You mess with Harpo Marx, you get the horns.

Tuesday, April 19, 2005

Take the Challenge!!!

One of the most interesting games being played these days in the blogging world is the "questions" game, where people send around a list of questions regarding either personal preference or trivial knowledge, and other people respond to it on their blogs. In the spirit of this game, I hereby offer the follwing questions to my colleagues at DOUI, Misters Miller, Vega, and, soon to be joining us, Fiforg (Mister Jose was last seen herding cattle at a golf course.)

I have provided my own answers below gentlemen. Do your best, worst, whatever. Please give us your choice for the following. (Ed. note - Feel free to make up answers if they are funnier.) Readers may send their own answers to these questions to earlfando@yahoo.com. Really good responses will be reproduced on the DOUI, so as to limit the amount of work necessary for the rest of the week. Please indicate whether you wish for us to use your real name, and the level of abuse you wish to be subjected to in writing:

1. The most ridiculous thing you have ever uttered in front of a woman?
Earl's response: "If you want my body and you think I'm sexy, come on sugar let me know." (Oops, sorry, that was the most embarrassing thing Rod Stewart ever said to a woman.)

2. The international dictator you most resemble?
Earl's response: Trotsky, except without the glasses and about 20 pounds heavier. Oh, yeah, and I'm not currently sporting facial hair. If Jeff Lynne were a dictator instead of the creative force behind ELO, I'd have said him.

3. The most unfortunate name for a pope?
Earl's response: Pope Hilarius (Backup answers: Pope Sextus I, and Pope Coitus I)

4. Your favourite flavour of ice cream and why?
Earl's response: Egg and Bacon flavour... good heavens people, we're talking bacon! (Backup answer: Pork chop ripple)

5. Most annoying sport and why?
Earl's response: Polo. The only sport where some of the competitors defecate during the competition. (Note to HRH Prince Charles: I'm talking about the horses, mate.)

6. The most frightening scene in a movie?
Earl's response: Anything with Pauley Shore. His first scene always fills me with the same kind of dread other people got when the Alien popped out of John Hurt's stomach in Alien (but which I thought was smashing!)

7. Your favourite movie or TV animal and why?
Earl's response: Manimal, because this kind of hilarious stupidity is rare greatness. A man who can turn into to any animal in order to fight crime? Who needs Flipper or Lassie? (Backup answer: Alf)

8. The most embarrassing line from a 1960's American situation comedy theme song?
Earl's response: "Our Patty likes to rock and roll, a hot dog makes her lose control..." From The Patty Duke Show, 1963-1966

9. The most ridiculous plot twist in a film, ever?
Earl's response: Spock has a brother? Actually the most ridiculous twist is in Scherzo del Destino in Agguate Dietro l' Angolo Come un Brigante da Strada (Which strangely enough is Italian for Star Wars III: Revenge of the Sith) where director Lina Wertmuller expects us to believe that even someone as inept as a politician could become trapped in his own car for most of the film (and even more ridiculously expects us to believe that the enormous title of her film is somehow poetic and meaningful)... but how many of you have seen that?
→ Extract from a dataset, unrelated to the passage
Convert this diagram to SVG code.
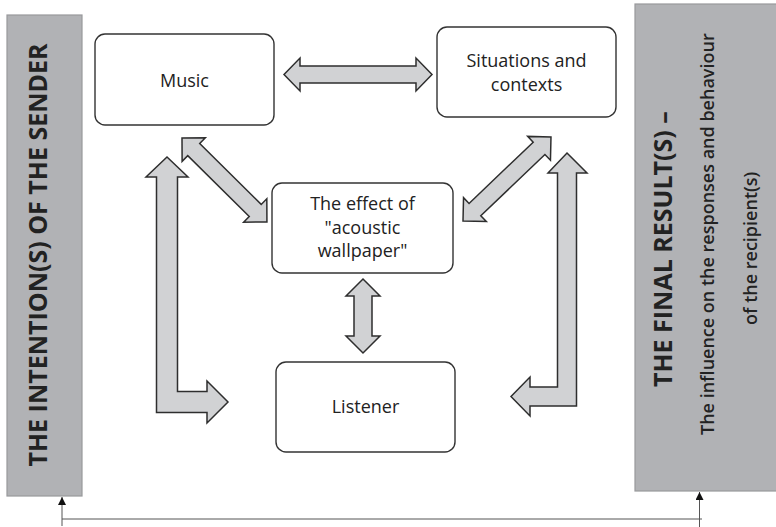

10. If you were an alien, where would you be from?
Earl's response: Islington. (Backup answer: Ringoxicron, which you humans refer to as Antares, the seat of galactic power, the throne of the ancient interstellar kingdom of Mongopolis, the capital of the Wikipedia Federation, and the ancient repository of all scientific and humourous knowledge outside the planet Earth. You probably would have found that creepy though.)